>> start COLLECTED DATA

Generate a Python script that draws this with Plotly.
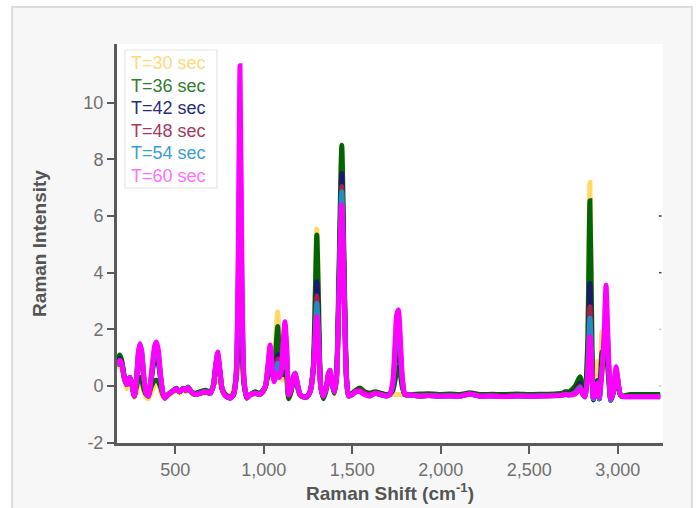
import plotly.graph_objects as go

# Raman shift grid (cm^-1)
wavenumber = [174, 186, 198, 212, 226, 236, 245, 257, 269, 282, 292, 301, 311, 323, 336, 348, 360, 373, 385, 395,
              405, 418, 430, 442, 460, 480, 508, 525, 544, 560, 572, 590, 612, 640, 670, 697, 715, 728, 740, 752,
              765, 785, 810, 830, 845, 855, 866, 877, 888, 904, 925, 951, 975, 995, 1010, 1025, 1036, 1047, 1058, 1068,
              1079, 1090, 1100, 1110, 1120, 1130, 1141, 1155, 1166, 1177, 1190, 1205, 1225, 1243, 1262, 1280, 1290, 1300, 1310, 1322,
              1337, 1355, 1366, 1375, 1385, 1400, 1412, 1425, 1441, 1455, 1468, 1480, 1500, 1520, 1544, 1570, 1600, 1630, 1660, 1690,
              1712, 1730, 1742, 1751, 1761, 1771, 1783, 1798, 1830, 1880, 1930, 1990, 2050, 2110, 2165, 2220, 2290, 2360, 2430, 2500,
              2570, 2640, 2690, 2705, 2725, 2760, 2787, 2803, 2815, 2830, 2843, 2855, 2863, 2875, 2885, 2896, 2904, 2911, 2922, 2934,
              2946, 2961, 2975, 2983, 2991, 3000, 3019, 3070, 3150, 3240]

t30 = [0.6, 0.8, 0.7, 0.2, -0.1, 0.15, 0.2, -0.1, -0.4, -0.2, 0.1, 0.2, 0.1, -0.2, -0.4, -0.45, -0.3, -0.1, 0.1, 0.2,
       0.1, -0.2, -0.4, -0.45, -0.35, -0.25, -0.15, -0.25, -0.15, -0.2, -0.1, -0.25, -0.3, -0.28, -0.25, -0.2, 0.0, 0.15, 0.3, 0.1,
       -0.2, -0.35, -0.35, -0.1, 0.3, 0.5, 0.6, 0.45, 0.0, -0.35, -0.3, -0.3, -0.3, -0.2, -0.05, 0.3, 0.5, 0.4, 0.5, 1.6,
       2.62, 1.2, 0.3, 0.2, 0.3, 0.1, -0.4, -0.2, 0.2, 0.3, 0.0, -0.35, -0.4, -0.4, -0.2, 0.7, 3.0, 5.53, 3.0, 0.0,
       -0.35, 0.0, 0.3, 0.3, 0.05, -0.25, 0.3, 3.8, 8.2, 3.8, 0.2, -0.35, -0.3, -0.2, -0.1, -0.25, -0.3, -0.25, -0.3, -0.3,
       -0.3, -0.3, -0.3, -0.3, -0.3, -0.3, -0.3, -0.3, -0.33, -0.35, -0.32, -0.35, -0.33, -0.35, -0.28, -0.34, -0.33, -0.35, -0.33, -0.35,
       -0.33, -0.32, -0.25, -0.18, -0.28, -0.15, 0.05, -0.2, -0.3, 1.5, 7.18, 1.5, -0.4, 0.3, 0.86, -0.3, 0.8, 1.92, 0.8, 1.0,
       0.4, -0.45, -0.25, 0.0, 0.15, 0.0, -0.35, -0.33, -0.33, -0.33]

t36 = [0.8, 1.1, 0.9, 0.35, 0.05, 0.25, 0.3, 0.0, -0.3, 0.0, 0.25, 0.3, 0.2, -0.1, -0.3, -0.35, -0.1, 0.1, 0.2, 0.2,
       0.15, -0.05, -0.3, -0.4, -0.3, -0.2, -0.08, -0.2, -0.08, -0.15, -0.03, -0.2, -0.25, -0.2, -0.15, -0.2, 0.0, 0.6, 1.0, 0.5,
       -0.1, -0.3, -0.4, -0.25, 0.3, 1.6, 3.9, 1.6, 0.1, -0.4, -0.3, -0.2, -0.25, -0.15, 0.0, 0.4, 0.6, 0.4, 0.3, 1.2,
       2.1, 0.9, 0.56, 0.4, 0.5, 0.3, -0.45, -0.2, 0.2, 0.35, 0.0, -0.3, -0.38, -0.38, -0.2, 0.7, 2.9, 5.33, 2.9, 0.0,
       -0.45, -0.1, 0.3, 0.4, 0.1, -0.25, 0.5, 4.0, 8.5, 4.0, 0.3, -0.35, -0.25, -0.15, -0.07, -0.2, -0.25, -0.2, -0.25, -0.3,
       -0.28, -0.15, 0.2, 0.5, 0.66, 0.45, -0.05, -0.3, -0.3, -0.28, -0.27, -0.3, -0.28, -0.3, -0.24, -0.3, -0.29, -0.3, -0.28, -0.3,
       -0.29, -0.28, -0.25, -0.2, -0.2, 0.0, 0.33, -0.05, -0.3, 1.4, 6.54, 1.4, -0.45, 0.0, 0.2, -0.45, 0.4, 1.2, 0.8, 1.3,
       0.5, -0.5, -0.25, 0.05, 0.25, 0.05, -0.35, -0.3, -0.3, -0.3]

t42 = [0.7, 0.95, 0.8, 0.3, 0.05, 0.25, 0.3, 0.0, -0.35, 0.3, 1.0, 1.3, 1.0, 0.2, -0.25, -0.35, 0.0, 0.6, 1.0, 1.05,
       0.8, 0.2, -0.25, -0.42, -0.3, -0.2, -0.1, -0.2, -0.1, -0.15, -0.05, -0.2, -0.3, -0.25, -0.2, -0.25, 0.0, 0.65, 1.1, 0.5,
       -0.1, -0.35, -0.42, -0.3, 0.4, 2.2, 5.5, 2.2, 0.2, -0.42, -0.3, -0.25, -0.3, -0.2, 0.0, 0.6, 1.0, 0.6, 0.3, 0.8,
       1.1, 0.6, 0.7, 1.0, 1.3, 0.8, -0.35, -0.15, 0.25, 0.4, 0.05, -0.3, -0.38, -0.38, -0.2, 0.6, 2.0, 3.68, 2.0, 0.0,
       -0.38, 0.0, 0.4, 0.5, 0.1, -0.2, 0.4, 3.5, 7.5, 3.5, 0.25, -0.35, -0.3, -0.2, -0.15, -0.25, -0.3, -0.25, -0.3, -0.35,
       -0.3, -0.05, 0.7, 1.2, 1.4, 1.0, 0.1, -0.3, -0.32, -0.35, -0.33, -0.35, -0.34, -0.35, -0.27, -0.35, -0.34, -0.36, -0.34, -0.35,
       -0.34, -0.33, -0.3, -0.27, -0.28, -0.15, 0.1, -0.2, -0.38, 0.6, 3.62, 0.6, -0.49, -0.1, 0.1, -0.45, 0.2, 0.8, 1.2, 2.2,
       0.9, -0.5, -0.2, 0.15, 0.4, 0.15, -0.35, -0.36, -0.36, -0.36]

t48 = [0.7, 0.9, 0.8, 0.3, 0.05, 0.25, 0.3, 0.0, -0.35, 0.3, 1.1, 1.4, 1.1, 0.25, -0.25, -0.35, 0.05, 0.7, 1.2, 1.3,
       1.0, 0.3, -0.25, -0.42, -0.3, -0.2, -0.1, -0.2, -0.1, -0.15, -0.05, -0.2, -0.3, -0.25, -0.2, -0.25, 0.0, 0.65, 1.1, 0.55,
       -0.1, -0.35, -0.42, -0.3, 0.45, 3.0, 7.2, 3.0, 0.25, -0.42, -0.3, -0.25, -0.3, -0.2, 0.0, 0.7, 1.2, 0.7, 0.2, 0.5,
       0.95, 0.5, 0.6, 1.2, 1.6, 1.0, -0.35, -0.15, 0.3, 0.4, 0.05, -0.3, -0.38, -0.38, -0.2, 0.6, 1.8, 3.19, 1.8, 0.0,
       -0.38, 0.0, 0.4, 0.5, 0.1, -0.2, 0.4, 3.3, 7.04, 3.3, 0.2, -0.35, -0.3, -0.2, -0.15, -0.25, -0.3, -0.25, -0.3, -0.35,
       -0.3, 0.0, 1.0, 1.7, 1.9, 1.3, 0.2, -0.3, -0.32, -0.35, -0.33, -0.35, -0.34, -0.35, -0.28, -0.35, -0.34, -0.36, -0.34, -0.36,
       -0.34, -0.33, -0.3, -0.28, -0.3, -0.2, 0.0, -0.25, -0.38, 0.5, 2.8, 0.5, -0.45, -0.1, 0.1, -0.45, 0.1, 0.6, 1.3, 2.6,
       1.1, -0.5, -0.2, 0.2, 0.5, 0.2, -0.35, -0.37, -0.37, -0.37]

t54 = [0.7, 0.9, 0.75, 0.3, 0.05, 0.25, 0.3, 0.0, -0.35, 0.3, 1.2, 1.45, 1.2, 0.3, -0.25, -0.35, 0.1, 0.8, 1.35, 1.45,
       1.1, 0.3, -0.25, -0.42, -0.3, -0.2, -0.1, -0.2, -0.1, -0.15, -0.05, -0.2, -0.3, -0.25, -0.2, -0.25, 0.0, 0.7, 1.15, 0.55,
       -0.1, -0.35, -0.42, -0.3, 0.5, 3.5, 9.2, 3.5, 0.3, -0.42, -0.3, -0.25, -0.3, -0.2, 0.0, 0.75, 1.35, 0.75, 0.2, 0.4,
       0.8, 0.4, 0.6, 1.4, 1.9, 1.2, -0.3, -0.1, 0.3, 0.45, 0.1, -0.3, -0.38, -0.38, -0.2, 0.55, 1.65, 2.92, 1.65, 0.0,
       -0.35, 0.0, 0.45, 0.55, 0.1, -0.2, 0.35, 3.2, 6.86, 3.2, 0.2, -0.35, -0.3, -0.2, -0.2, -0.3, -0.35, -0.25, -0.3, -0.35,
       -0.3, 0.1, 1.2, 2.1, 2.3, 1.5, 0.25, -0.3, -0.32, -0.35, -0.33, -0.36, -0.35, -0.36, -0.28, -0.36, -0.35, -0.37, -0.35, -0.36,
       -0.35, -0.34, -0.32, -0.3, -0.32, -0.25, -0.05, -0.3, -0.38, 0.4, 2.39, 0.4, -0.45, -0.1, 0.1, -0.45, 0.1, 0.5, 1.4, 3.0,
       1.3, -0.5, -0.2, 0.25, 0.6, 0.25, -0.35, -0.38, -0.38, -0.38]

t60 = [0.75, 0.9, 0.75, 0.3, 0.05, 0.25, 0.3, 0.0, -0.35, 0.3, 1.2, 1.5, 1.2, 0.3, -0.25, -0.35, 0.1, 0.9, 1.45, 1.55,
       1.25, 0.35, -0.25, -0.42, -0.3, -0.2, -0.1, -0.2, -0.1, -0.15, -0.05, -0.2, -0.3, -0.25, -0.2, -0.25, 0.0, 0.7, 1.2, 0.6,
       -0.1, -0.35, -0.42, -0.3, 0.5, 4.0, 11.3, 4.0, 0.3, -0.42, -0.3, -0.25, -0.3, -0.2, 0.0, 0.8, 1.45, 0.8, 0.15, 0.3,
       0.45, 0.3, 0.6, 1.6, 2.27, 1.4, -0.3, -0.1, 0.3, 0.45, 0.1, -0.3, -0.38, -0.38, -0.2, 0.5, 1.5, 2.45, 1.5, 0.0,
       -0.35, 0.0, 0.45, 0.56, 0.1, -0.2, 0.3, 3.0, 6.39, 3.0, 0.2, -0.35, -0.3, -0.2, -0.2, -0.3, -0.35, -0.25, -0.3, -0.35,
       -0.3, 0.2, 1.5, 2.5, 2.68, 1.8, 0.3, -0.3, -0.32, -0.35, -0.33, -0.36, -0.35, -0.36, -0.28, -0.36, -0.35, -0.37, -0.35, -0.36,
       -0.35, -0.34, -0.32, -0.3, -0.32, -0.28, -0.1, -0.3, -0.38, 0.3, 1.74, 0.3, -0.4, -0.1, 0.1, -0.4, 0.0, 0.5, 1.6, 3.56,
       1.5, -0.45, -0.2, 0.3, 0.68, 0.3, -0.35, -0.38, -0.38, -0.38]

series_names = ["T=30 sec", "T=36 sec", "T=42 sec", "T=48 sec", "T=54 sec", "T=60 sec"]
series_values = [t30, t36, t42, t48, t54, t60]
line_colors = ["#FFD966", "#006400", "#191970", "#A3214F", "#1F8CC4", "#FF00FF"]
text_colors = ["#FFD97A", "#2F7F2F", "#2B2B7E", "#A8385C", "#3A9FD0", "#FF70FF"]

x_ticks = [500, 1000, 1500, 2000, 2500, 3000]
y_ticks = [-2, 0, 2, 4, 6, 8, 10]
y_tick_labels = ["-2", "0", "2", "4", "6", "8", "10"]

# plot area geometry in pixels (for paper-coordinate decorations)
L, R, T, B = 117, 663, 44, 443
W, H = R - L, B - T


def px_x(p):
    return (p - L) / W


def px_y(p):
    return (B - p) / H


fig = go.Figure()
for name, vals, col in zip(series_names, series_values, line_colors):
    fig.add_trace(go.Scatter(x=wavenumber, y=vals, mode="lines", name=name,
                             line=dict(color=col, width=5, shape="spline", smoothing=0.6),
                             showlegend=False))

shapes = [
    # outer grey panel
    dict(type="rect", xref="paper", yref="paper", x0=px_x(12), x1=px_x(692), y0=px_y(7), y1=px_y(530),
         fillcolor="#F7F7F7", line=dict(color="#DCDCDC", width=2), layer="below"),
    # white plot area
    dict(type="rect", xref="paper", yref="paper", x0=0, x1=1, y0=0, y1=1,
         fillcolor="white", line=dict(width=0), layer="below"),
    # legend box
    dict(type="rect", xref="paper", yref="paper", x0=px_x(125), x1=px_x(217), y0=px_y(188), y1=px_y(50),
         fillcolor="white", line=dict(color="#E6E6E6", width=1.2), layer="above"),
]
# small right-edge tick marks
for yv, c in [(6, "#333333"), (4, "#444444"), (2, "#CCCCCC"), (0, "#CCCCCC")]:
    shapes.append(dict(type="line", xref="paper", yref="y", x0=px_x(659), x1=px_x(661.5), y0=yv, y1=yv,
                       line=dict(color=c, width=1.5), layer="above"))

annotations = []
legend_y = [63.3, 85.8, 108.3, 130.8, 153.3, 175.8]
for name, col, yp in zip(series_names, text_colors, legend_y):
    annotations.append(dict(text=name, xref="paper", yref="paper", x=px_x(129), y=px_y(yp),
                            xanchor="left", yanchor="middle", showarrow=False,
                            font=dict(family="Liberation Sans, Arial", size=18, color=col)))

fig.update_layout(
    width=696, height=508,
    margin=dict(l=L, r=696 - R, t=T, b=508 - B),
    paper_bgcolor="white", plot_bgcolor="white",
    font=dict(family="Liberation Sans, Arial", color="#6E6E6E"),
    shapes=shapes, annotations=annotations,
    showlegend=False,
)
fig.update_xaxes(
    range=[171, 3256], tickvals=x_ticks, tickformat=",d", automargin=False,
    showgrid=False, zeroline=False,
    showline=True, linecolor="#5A5A5A", linewidth=3,
    ticks="outside", ticklen=8, tickwidth=2, tickcolor="#5A5A5A",
    tickfont=dict(size=18, color="#707070"),
    title=dict(text="<b>Raman Shift (cm<sup>-1</sup>)</b>", font=dict(size=19, color="#555555"), standoff=9),
)
fig.update_yaxes(
    range=[-2.01, 12.07], tickvals=y_ticks, ticktext=y_tick_labels, automargin=False,
    showgrid=False, zeroline=False,
    showline=True, linecolor="#5A5A5A", linewidth=3,
    ticks="outside", ticklen=7, tickwidth=2, tickcolor="#5A5A5A",
    tickfont=dict(size=18, color="#707070"),
    title=dict(text="<b>Raman Intensity</b>", font=dict(size=19, color="#555555"), standoff=32),
)

fig.write_html("out.html")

>> end COLLECTED DATA

WORK REQUIRED
Quote, please, every line of the material above from its start through the line that has "2946, 2961, 2975, 2983, 2991, 3000, 3019, 3070, 3150, 3240]", reproducing the words exactly and dropping any images.

RESULT OF THE EXERCISE
Generate a Python script that draws this with Plotly.
import plotly.graph_objects as go

# Raman shift grid (cm^-1)
wavenumber = [174, 186, 198, 212, 226, 236, 245, 257, 269, 282, 292, 301, 311, 323, 336, 348, 360, 373, 385, 395,
              405, 418, 430, 442, 460, 480, 508, 525, 544, 560, 572, 590, 612, 640, 670, 697, 715, 728, 740, 752,
              765, 785, 810, 830, 845, 855, 866, 877, 888, 904, 925, 951, 975, 995, 1010, 1025, 1036, 1047, 1058, 1068,
              1079, 1090, 1100, 1110, 1120, 1130, 1141, 1155, 1166, 1177, 1190, 1205, 1225, 1243, 1262, 1280, 1290, 1300, 1310, 1322,
              1337, 1355, 1366, 1375, 1385, 1400, 1412, 1425, 1441, 1455, 1468, 1480, 1500, 1520, 1544, 1570, 1600, 1630, 1660, 1690,
              1712, 1730, 1742, 1751, 1761, 1771, 1783, 1798, 1830, 1880, 1930, 1990, 2050, 2110, 2165, 2220, 2290, 2360, 2430, 2500,
              2570, 2640, 2690, 2705, 2725, 2760, 2787, 2803, 2815, 2830, 2843, 2855, 2863, 2875, 2885, 2896, 2904, 2911, 2922, 2934,
              2946, 2961, 2975, 2983, 2991, 3000, 3019, 3070, 3150, 3240]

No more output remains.